Its latest annual report warns that Britain still has “a deep social mobility problem”, thanks to an “unfair education system”, a “two-tier labour market", an “imbalanced economy”, and “an unaffordable housing market”.
It warns that those born in the 1980s are now the first post-war cohort “not to start their working years with higher incomes than their immediate predecessors”, and says there continues to be an “entrenched and unbroken correlation between social class and success” in the UK.
The Commission urges prime minister Theresa May to kick-start a “ten-year programme of social reform” to tackle the problem.
Among the report’s recommendations are a legal ban on unpaid internships, which it warns have “become a new rung on the professional career ladder”, and the setting up of a new fund to support older workers at risk of losing their jobs as a result of new technology.
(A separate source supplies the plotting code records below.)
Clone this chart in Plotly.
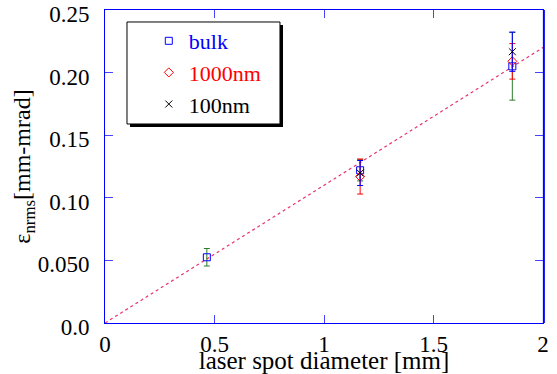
import plotly.graph_objects as go

# Data
x_vals = [0.465, 1.165, 1.86]
bulk_y = [0.0525, 0.1220, 0.2050]
bulk_err = [0.0070, 0.0085, 0.0270]
nm1000_x = [1.165, 1.86]
nm1000_y = [0.1170, 0.2090]
nm1000_err = [0.0140, 0.0142]
nm100_x = [1.165, 1.86]
nm100_y = [0.1198, 0.2167]
nm100_err = [0.0100, 0.0157]
fit_x = [0.0, 2.0]
fit_slope = 0.11

y_ticks = [0, 0.05, 0.10, 0.15, 0.20, 0.25]
y_ticktext = ["0.0", "0.050", "0.10", "0.15", "0.20", "0.25"]
x_ticks = [0, 0.5, 1, 1.5, 2]
x_ticktext = ["0", "0.5", "1", "1.5", "2"]

FONT = "Liberation Serif"

fig = go.Figure()

fig.add_trace(go.Scatter(
    x=fit_x, y=[fit_slope * v for v in fit_x], mode="lines",
    line=dict(color="#e8336e", width=1.2, dash="dot"),
    showlegend=False, hoverinfo="skip"))

fig.add_trace(go.Scatter(
    x=x_vals, y=bulk_y, mode="markers",
    name="<span style='color:blue'>bulk</span>",
    marker=dict(symbol="square-open", color="blue", size=7, line=dict(width=1)),
    error_y=dict(type="data", array=bulk_err, color="#2e7d2e", thickness=1, width=3)))

fig.add_trace(go.Scatter(
    x=nm1000_x, y=nm1000_y, mode="markers",
    name="<span style='color:red'>1000nm</span>",
    marker=dict(symbol="diamond-open", color="red", size=7, line=dict(width=1)),
    error_y=dict(type="data", array=nm1000_err, color="red", thickness=1, width=3)))

fig.add_trace(go.Scatter(
    x=nm100_x, y=nm100_y, mode="markers",
    name="<span style='color:black'>100nm</span>",
    marker=dict(symbol="x-thin-open", color="black", size=7, line=dict(width=1, color="black")),
    error_y=dict(type="data", array=nm100_err, color="blue", thickness=1, width=3)))

axis_common = dict(
    showline=True, linecolor="blue", linewidth=1, mirror="ticks",
    ticks="inside", ticklen=8, tickcolor="#4444ff", tickwidth=1,
    showgrid=False, zeroline=False, automargin=False,
    ticklabeloverflow="allow",
    tickfont=dict(family=FONT, size=23, color="black"),
)

fig.update_xaxes(
    range=[0, 2], tickvals=x_ticks, ticktext=x_ticktext,
    title=dict(text="laser spot diameter [mm]", font=dict(family=FONT, size=25, color="black"), standoff=0),
    ticklabelstandoff=0,
    **axis_common)
fig.update_yaxes(
    range=[0, 0.25], tickvals=y_ticks, ticktext=y_ticktext,
    title=dict(text="ε<sub>nrms</sub>[mm-mrad]", font=dict(family=FONT, size=24, color="black"), standoff=0),
    ticklabelstandoff=10, ticklabelshift=4,
    **axis_common)

# legend frame with shadow
fig.add_shape(type="rect", xref="paper", yref="paper",
              x0=0.0571, x1=0.4064, y0=0.626, y1=0.952,
              fillcolor="black", line=dict(width=0), layer="above")
fig.add_shape(type="rect", xref="paper", yref="paper",
              x0=0.0502, x1=0.3995, y0=0.6358, y1=0.9617,
              fillcolor="white", line=dict(width=1, color="black"), layer="above")
# thicker right frame edge
fig.add_shape(type="line", xref="paper", yref="paper",
              x0=1.002, x1=1.002, y0=0, y1=1,
              line=dict(width=2, color="blue"), layer="above")

fig.update_layout(
    width=557, height=374,
    margin=dict(l=105, r=14, t=10, b=51),
    paper_bgcolor="white", plot_bgcolor="white",
    font=dict(family=FONT, size=24, color="black"),
    legend=dict(x=0.1, y=0.968, xanchor="left", yanchor="top",
                bgcolor="rgba(0,0,0,0)", borderwidth=0,
                font=dict(family=FONT, size=22), itemwidth=30,
                tracegroupgap=0),
    showlegend=True,
)

fig.write_html("out.html", config={"displayModeBar": False},
               post_script="document.body.style.margin='0';")
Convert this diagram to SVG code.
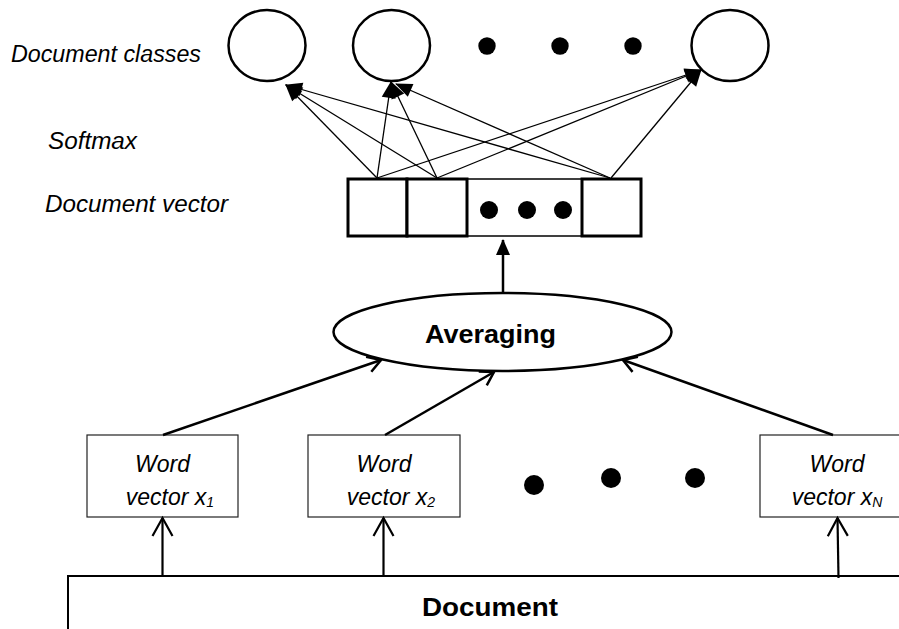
<svg xmlns="http://www.w3.org/2000/svg" width="899" height="629" viewBox="0 0 899 629">
<style>
  .lbl { font-family: "Liberation Sans", Arial, sans-serif; font-style: italic; font-size: 23px; fill: #000; }
  .bold { font-family: "Liberation Sans", Arial, sans-serif; font-weight: bold; font-size: 26px; fill: #000; }
  .node { fill: #fff; stroke: #000; stroke-width: 2.5; }
  .wbox { fill: #fff; stroke: #222; stroke-width: 1.2; }
  .thick { fill: #fff; stroke: #000; stroke-width: 3; }
  .thin { fill: #fff; stroke: #000; stroke-width: 1.5; }
  .dot { fill: #000; }
  .sm { stroke: #000; stroke-width: 1.3; fill: none; marker-end: url(#fill); }
  .up { stroke: #000; stroke-width: 2.5; fill: none; marker-end: url(#open); }
  .upb { stroke: #000; stroke-width: 2.2; fill: none; marker-end: url(#openbig); }
</style>
<defs>
  <marker id="fill" markerUnits="userSpaceOnUse" markerWidth="17" markerHeight="14" refX="16" refY="7" orient="auto" overflow="visible">
    <path d="M0,0 L17,7 L0,14 z" fill="#000"/>
  </marker>
  <marker id="fillv" markerUnits="userSpaceOnUse" markerWidth="16" markerHeight="14" refX="15" refY="7" orient="auto" overflow="visible">
    <path d="M0,0 L16,7 L0,14 z" fill="#000"/>
  </marker>
  <marker id="open" markerUnits="userSpaceOnUse" markerWidth="14" markerHeight="16" refX="13" refY="8" orient="auto" overflow="visible">
    <path d="M0,0 L13,8 L0,16" fill="none" stroke="#000" stroke-width="2.5"/>
  </marker>
  <marker id="openbig" markerUnits="userSpaceOnUse" markerWidth="19" markerHeight="20" refX="18" refY="10" orient="auto" overflow="visible">
    <path d="M0,0 L18,10 L0,20" fill="none" stroke="#000" stroke-width="2.2"/>
  </marker>
</defs>

<g id="labels">
  <text class="lbl" x="11" y="62" textLength="190" lengthAdjust="spacingAndGlyphs">Document classes</text>
  <text class="lbl" x="48" y="149" textLength="89" lengthAdjust="spacingAndGlyphs">Softmax</text>
  <text class="lbl" x="45" y="212" textLength="183" lengthAdjust="spacingAndGlyphs">Document vector</text>
</g>

<g id="class1"><ellipse class="node" cx="267" cy="45.5" rx="38.5" ry="35.5"/></g>
<g id="class2"><ellipse class="node" cx="391.5" cy="45.5" rx="38.5" ry="35.5"/></g>
<g id="class-dots">
  <circle class="dot" cx="487" cy="46" r="8.7"/>
  <circle class="dot" cx="560" cy="46" r="8.7"/>
  <circle class="dot" cx="633" cy="46" r="8.7"/>
</g>
<g id="classN"><ellipse class="node" cx="730" cy="45.5" rx="38.5" ry="35.5"/></g>

<g id="docvector">
  <rect class="thin" x="467" y="179" width="115" height="57"/>
  <rect class="thick" x="348" y="179" width="59" height="57"/>
  <rect class="thick" x="407" y="179" width="60" height="57"/>
  <rect class="thick" x="582" y="179" width="59" height="57"/>
  <circle class="dot" cx="489" cy="210" r="9"/>
  <circle class="dot" cx="527" cy="210" r="9"/>
  <circle class="dot" cx="563" cy="210" r="9"/>
</g>

<g id="averaging">
  <ellipse class="node" cx="502.5" cy="332" rx="169" ry="39"/>
  <text class="bold" x="490.5" y="343" textLength="131" lengthAdjust="spacingAndGlyphs" text-anchor="middle">Averaging</text>
</g>

<g id="word1">
  <rect class="wbox" x="87" y="435" width="151" height="82"/>
  <text class="lbl" x="162.5" y="472" text-anchor="middle">Word</text>
  <text class="lbl" x="170" y="505" text-anchor="middle">vector x<tspan font-size="14" dy="2">1</tspan></text>
</g>
<g id="word2">
  <rect class="wbox" x="308" y="435" width="152" height="82"/>
  <text class="lbl" x="384" y="472" text-anchor="middle">Word</text>
  <text class="lbl" x="391" y="505" text-anchor="middle">vector x<tspan font-size="14" dy="2">2</tspan></text>
</g>
<g id="word-dots">
  <circle class="dot" cx="534" cy="485" r="10"/>
  <circle class="dot" cx="611" cy="478" r="10"/>
  <circle class="dot" cx="695" cy="478" r="10"/>
</g>
<g id="wordN">
  <rect class="wbox" x="760" y="435" width="160" height="82"/>
  <text class="lbl" x="837" y="472" text-anchor="middle">Word</text>
  <text class="lbl" x="837" y="505" text-anchor="middle">vector x<tspan font-size="14" dy="2">N</tspan></text>
</g>

<g id="document">
  <rect x="68" y="576" width="900" height="100" fill="#fff" stroke="#000" stroke-width="2"/>
  <text class="bold" x="490" y="616" text-anchor="middle" textLength="136" lengthAdjust="spacingAndGlyphs">Document</text>
</g>

<g id="connectors">
  <line class="sm" x1="377" y1="178" x2="286" y2="85"/>
  <line class="sm" x1="437" y1="178" x2="286" y2="85"/>
  <line class="sm" x1="610" y1="178" x2="286" y2="85"/>
  <line class="sm" x1="377" y1="178" x2="391" y2="82"/>
  <line class="sm" x1="437" y1="178" x2="391" y2="82"/>
  <line class="sm" x1="610" y1="178" x2="396" y2="84"/>
  <line class="sm" x1="377" y1="178" x2="701" y2="70"/>
  <line class="sm" x1="437" y1="178" x2="701" y2="70"/>
  <line class="sm" x1="611" y1="178" x2="701" y2="70"/>
  <line x1="503" y1="293" x2="503" y2="240" stroke="#000" stroke-width="2.5" marker-end="url(#fillv)"/>
  <line class="up" x1="163" y1="435" x2="381" y2="360"/>
  <line class="up" x1="385" y1="435" x2="494" y2="372"/>
  <line class="up" x1="833" y1="435" x2="623" y2="360"/>
  <line class="upb" x1="162.5" y1="576" x2="162.5" y2="518"/>
  <line class="upb" x1="383.5" y1="576" x2="383.5" y2="518"/>
  <line class="upb" x1="838.5" y1="578" x2="837.5" y2="518"/>
</g>
</svg>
The Commission also calls for a rethink of the DfE's plan to encourage the expansion of grammar schools, saying that a focus on structures is “at best, a distraction and, at worst, a risk to efforts aimed at narrowing the significant social and geographical divides that bedevil England’s school system”.
It adds: “The Commission is not clear how the creation of new grammar schools will make a significant positive contribution to improving social mobility”.
The Commission also calls on the DfE to carry out a “fundamental review” of the further education sector, warning that the government’s bid to increase apprenticeships has “diverted crucial funding” from the “struggling FE sector”.
“Half of all FE colleges are in financial deficit as their budgets have been raided to pay for increased apprecnticeship funding,” the report warns.
The Commission also highlights the fact that Whitehall is not alone in struggling to ensure its top jobs go to applicants from low socio economic backgrounds — just 4% of doctors, 6% of barristers and 11% percent of journalists hail from working class backgrounds, the report says.